▸ COLLECTED MATERIAL:
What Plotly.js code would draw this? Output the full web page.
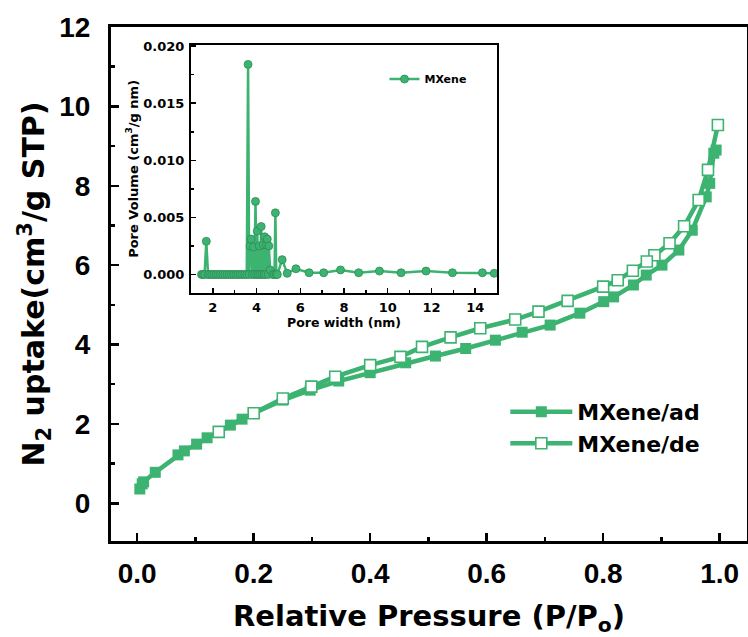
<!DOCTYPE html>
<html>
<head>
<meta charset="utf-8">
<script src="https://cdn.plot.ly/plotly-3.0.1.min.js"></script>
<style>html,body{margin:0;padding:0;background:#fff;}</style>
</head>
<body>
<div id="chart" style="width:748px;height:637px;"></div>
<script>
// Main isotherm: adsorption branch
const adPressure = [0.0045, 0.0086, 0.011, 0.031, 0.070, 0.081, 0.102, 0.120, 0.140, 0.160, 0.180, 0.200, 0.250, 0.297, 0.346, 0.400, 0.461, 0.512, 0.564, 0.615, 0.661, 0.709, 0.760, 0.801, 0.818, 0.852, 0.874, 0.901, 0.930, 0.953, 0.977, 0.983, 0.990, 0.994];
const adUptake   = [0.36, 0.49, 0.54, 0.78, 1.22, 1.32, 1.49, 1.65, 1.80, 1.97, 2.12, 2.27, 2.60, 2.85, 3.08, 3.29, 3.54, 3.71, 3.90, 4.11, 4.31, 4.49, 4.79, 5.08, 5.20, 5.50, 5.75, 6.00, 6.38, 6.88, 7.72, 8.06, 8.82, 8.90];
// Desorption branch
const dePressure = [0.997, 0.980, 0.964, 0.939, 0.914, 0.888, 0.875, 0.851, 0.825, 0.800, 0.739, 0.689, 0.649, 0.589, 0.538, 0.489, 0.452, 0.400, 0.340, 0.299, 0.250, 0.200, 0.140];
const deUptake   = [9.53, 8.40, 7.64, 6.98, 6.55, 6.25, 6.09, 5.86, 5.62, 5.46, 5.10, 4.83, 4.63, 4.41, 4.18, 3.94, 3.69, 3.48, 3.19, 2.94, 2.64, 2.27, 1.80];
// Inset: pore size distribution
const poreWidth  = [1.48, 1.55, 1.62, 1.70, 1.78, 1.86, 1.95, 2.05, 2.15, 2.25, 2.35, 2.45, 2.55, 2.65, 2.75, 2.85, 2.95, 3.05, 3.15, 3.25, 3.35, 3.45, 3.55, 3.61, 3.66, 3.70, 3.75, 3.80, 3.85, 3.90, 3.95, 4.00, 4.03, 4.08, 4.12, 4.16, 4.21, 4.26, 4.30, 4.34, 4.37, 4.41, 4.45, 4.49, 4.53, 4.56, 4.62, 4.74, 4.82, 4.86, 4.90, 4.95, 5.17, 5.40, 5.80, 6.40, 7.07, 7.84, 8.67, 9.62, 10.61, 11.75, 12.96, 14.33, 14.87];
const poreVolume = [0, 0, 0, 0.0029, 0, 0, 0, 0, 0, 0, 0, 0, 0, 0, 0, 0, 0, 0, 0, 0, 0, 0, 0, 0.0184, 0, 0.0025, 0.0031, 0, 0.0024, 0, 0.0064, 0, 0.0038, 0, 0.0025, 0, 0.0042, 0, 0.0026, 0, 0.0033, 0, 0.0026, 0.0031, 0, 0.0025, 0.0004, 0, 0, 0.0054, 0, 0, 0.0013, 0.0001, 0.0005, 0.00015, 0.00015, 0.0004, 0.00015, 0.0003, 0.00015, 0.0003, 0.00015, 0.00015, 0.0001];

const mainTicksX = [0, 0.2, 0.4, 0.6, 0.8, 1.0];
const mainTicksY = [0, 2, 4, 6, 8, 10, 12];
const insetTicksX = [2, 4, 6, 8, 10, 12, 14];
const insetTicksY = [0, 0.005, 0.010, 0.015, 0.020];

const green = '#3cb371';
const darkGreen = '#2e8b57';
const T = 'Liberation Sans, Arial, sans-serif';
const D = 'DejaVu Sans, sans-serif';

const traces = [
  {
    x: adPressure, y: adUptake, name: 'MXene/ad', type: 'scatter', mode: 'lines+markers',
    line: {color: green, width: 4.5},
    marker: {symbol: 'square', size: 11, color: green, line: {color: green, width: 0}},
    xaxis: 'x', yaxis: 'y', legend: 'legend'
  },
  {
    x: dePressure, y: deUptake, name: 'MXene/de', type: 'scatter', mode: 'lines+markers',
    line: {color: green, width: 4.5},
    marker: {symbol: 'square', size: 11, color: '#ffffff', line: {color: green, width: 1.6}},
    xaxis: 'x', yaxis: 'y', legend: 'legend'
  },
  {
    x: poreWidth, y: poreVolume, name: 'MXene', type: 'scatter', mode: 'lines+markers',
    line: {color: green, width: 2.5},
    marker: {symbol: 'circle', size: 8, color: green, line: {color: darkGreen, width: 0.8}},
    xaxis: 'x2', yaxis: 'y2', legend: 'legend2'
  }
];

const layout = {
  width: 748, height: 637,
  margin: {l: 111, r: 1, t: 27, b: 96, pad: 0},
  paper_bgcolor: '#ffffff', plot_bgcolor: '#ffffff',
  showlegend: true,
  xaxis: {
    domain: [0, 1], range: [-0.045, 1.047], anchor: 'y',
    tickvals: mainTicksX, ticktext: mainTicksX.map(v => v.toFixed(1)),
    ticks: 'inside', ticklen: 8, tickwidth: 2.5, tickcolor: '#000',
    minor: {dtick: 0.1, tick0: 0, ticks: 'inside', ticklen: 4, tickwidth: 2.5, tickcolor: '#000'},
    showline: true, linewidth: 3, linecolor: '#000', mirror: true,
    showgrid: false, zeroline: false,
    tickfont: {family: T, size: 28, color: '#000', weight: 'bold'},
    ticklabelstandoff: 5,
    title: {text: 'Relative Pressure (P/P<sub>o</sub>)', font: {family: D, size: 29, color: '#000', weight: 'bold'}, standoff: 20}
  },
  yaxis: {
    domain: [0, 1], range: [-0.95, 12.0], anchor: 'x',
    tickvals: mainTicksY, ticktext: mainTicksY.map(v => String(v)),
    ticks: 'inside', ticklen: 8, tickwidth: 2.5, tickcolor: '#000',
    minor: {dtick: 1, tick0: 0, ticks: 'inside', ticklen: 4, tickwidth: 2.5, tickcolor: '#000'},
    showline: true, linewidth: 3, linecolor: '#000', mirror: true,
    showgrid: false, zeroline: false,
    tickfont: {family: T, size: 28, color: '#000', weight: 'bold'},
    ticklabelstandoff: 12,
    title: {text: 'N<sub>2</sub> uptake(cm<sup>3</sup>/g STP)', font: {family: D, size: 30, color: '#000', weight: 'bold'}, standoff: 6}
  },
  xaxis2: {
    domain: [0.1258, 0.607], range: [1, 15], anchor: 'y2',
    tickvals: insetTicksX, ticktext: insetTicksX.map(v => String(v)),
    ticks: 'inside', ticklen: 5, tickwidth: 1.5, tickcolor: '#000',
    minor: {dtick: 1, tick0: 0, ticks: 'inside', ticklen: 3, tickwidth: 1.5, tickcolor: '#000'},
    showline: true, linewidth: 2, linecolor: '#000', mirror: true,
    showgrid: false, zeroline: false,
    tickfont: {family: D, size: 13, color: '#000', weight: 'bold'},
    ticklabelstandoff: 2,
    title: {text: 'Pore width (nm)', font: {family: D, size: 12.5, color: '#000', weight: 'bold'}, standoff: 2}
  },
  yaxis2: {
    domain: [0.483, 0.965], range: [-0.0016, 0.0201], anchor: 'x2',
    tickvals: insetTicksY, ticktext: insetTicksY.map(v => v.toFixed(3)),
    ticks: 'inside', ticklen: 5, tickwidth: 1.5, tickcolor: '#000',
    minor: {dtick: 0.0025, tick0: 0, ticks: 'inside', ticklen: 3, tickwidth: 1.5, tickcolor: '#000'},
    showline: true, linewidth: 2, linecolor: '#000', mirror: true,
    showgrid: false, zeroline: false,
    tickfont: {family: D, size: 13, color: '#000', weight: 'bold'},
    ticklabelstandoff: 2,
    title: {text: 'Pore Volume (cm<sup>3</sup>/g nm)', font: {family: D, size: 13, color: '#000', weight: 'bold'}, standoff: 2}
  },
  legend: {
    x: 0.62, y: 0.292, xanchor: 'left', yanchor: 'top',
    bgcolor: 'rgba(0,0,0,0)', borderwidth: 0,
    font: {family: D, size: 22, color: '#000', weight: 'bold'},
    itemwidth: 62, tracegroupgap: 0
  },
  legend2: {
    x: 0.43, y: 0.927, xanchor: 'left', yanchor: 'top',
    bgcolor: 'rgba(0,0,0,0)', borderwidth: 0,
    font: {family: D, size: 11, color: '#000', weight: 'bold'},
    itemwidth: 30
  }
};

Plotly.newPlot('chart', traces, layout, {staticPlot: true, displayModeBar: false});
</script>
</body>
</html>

▸ PROBLEM DETAILS:
Leave out any pictures and return exactly the lines from the beginning of the data through the line with "const D = 'DejaVu Sans, sans-serif';", inclusive.

▸ FULL OUTPUT:
What Plotly.js code would draw this? Output the full web page.
<!DOCTYPE html>
<html>
<head>
<meta charset="utf-8">
<script src="https://cdn.plot.ly/plotly-3.0.1.min.js"></script>
<style>html,body{margin:0;padding:0;background:#fff;}</style>
</head>
<body>
<div id="chart" style="width:748px;height:637px;"></div>
<script>
// Main isotherm: adsorption branch
const adPressure = [0.0045, 0.0086, 0.011, 0.031, 0.070, 0.081, 0.102, 0.120, 0.140, 0.160, 0.180, 0.200, 0.250, 0.297, 0.346, 0.400, 0.461, 0.512, 0.564, 0.615, 0.661, 0.709, 0.760, 0.801, 0.818, 0.852, 0.874, 0.901, 0.930, 0.953, 0.977, 0.983, 0.990, 0.994];
const adUptake   = [0.36, 0.49, 0.54, 0.78, 1.22, 1.32, 1.49, 1.65, 1.80, 1.97, 2.12, 2.27, 2.60, 2.85, 3.08, 3.29, 3.54, 3.71, 3.90, 4.11, 4.31, 4.49, 4.79, 5.08, 5.20, 5.50, 5.75, 6.00, 6.38, 6.88, 7.72, 8.06, 8.82, 8.90];
// Desorption branch
const dePressure = [0.997, 0.980, 0.964, 0.939, 0.914, 0.888, 0.875, 0.851, 0.825, 0.800, 0.739, 0.689, 0.649, 0.589, 0.538, 0.489, 0.452, 0.400, 0.340, 0.299, 0.250, 0.200, 0.140];
const deUptake   = [9.53, 8.40, 7.64, 6.98, 6.55, 6.25, 6.09, 5.86, 5.62, 5.46, 5.10, 4.83, 4.63, 4.41, 4.18, 3.94, 3.69, 3.48, 3.19, 2.94, 2.64, 2.27, 1.80];
// Inset: pore size distribution
const poreWidth  = [1.48, 1.55, 1.62, 1.70, 1.78, 1.86, 1.95, 2.05, 2.15, 2.25, 2.35, 2.45, 2.55, 2.65, 2.75, 2.85, 2.95, 3.05, 3.15, 3.25, 3.35, 3.45, 3.55, 3.61, 3.66, 3.70, 3.75, 3.80, 3.85, 3.90, 3.95, 4.00, 4.03, 4.08, 4.12, 4.16, 4.21, 4.26, 4.30, 4.34, 4.37, 4.41, 4.45, 4.49, 4.53, 4.56, 4.62, 4.74, 4.82, 4.86, 4.90, 4.95, 5.17, 5.40, 5.80, 6.40, 7.07, 7.84, 8.67, 9.62, 10.61, 11.75, 12.96, 14.33, 14.87];
const poreVolume = [0, 0, 0, 0.0029, 0, 0, 0, 0, 0, 0, 0, 0, 0, 0, 0, 0, 0, 0, 0, 0, 0, 0, 0, 0.0184, 0, 0.0025, 0.0031, 0, 0.0024, 0, 0.0064, 0, 0.0038, 0, 0.0025, 0, 0.0042, 0, 0.0026, 0, 0.0033, 0, 0.0026, 0.0031, 0, 0.0025, 0.0004, 0, 0, 0.0054, 0, 0, 0.0013, 0.0001, 0.0005, 0.00015, 0.00015, 0.0004, 0.00015, 0.0003, 0.00015, 0.0003, 0.00015, 0.00015, 0.0001];

const mainTicksX = [0, 0.2, 0.4, 0.6, 0.8, 1.0];
const mainTicksY = [0, 2, 4, 6, 8, 10, 12];
const insetTicksX = [2, 4, 6, 8, 10, 12, 14];
const insetTicksY = [0, 0.005, 0.010, 0.015, 0.020];

const green = '#3cb371';
const darkGreen = '#2e8b57';
const T = 'Liberation Sans, Arial, sans-serif';
const D = 'DejaVu Sans, sans-serif';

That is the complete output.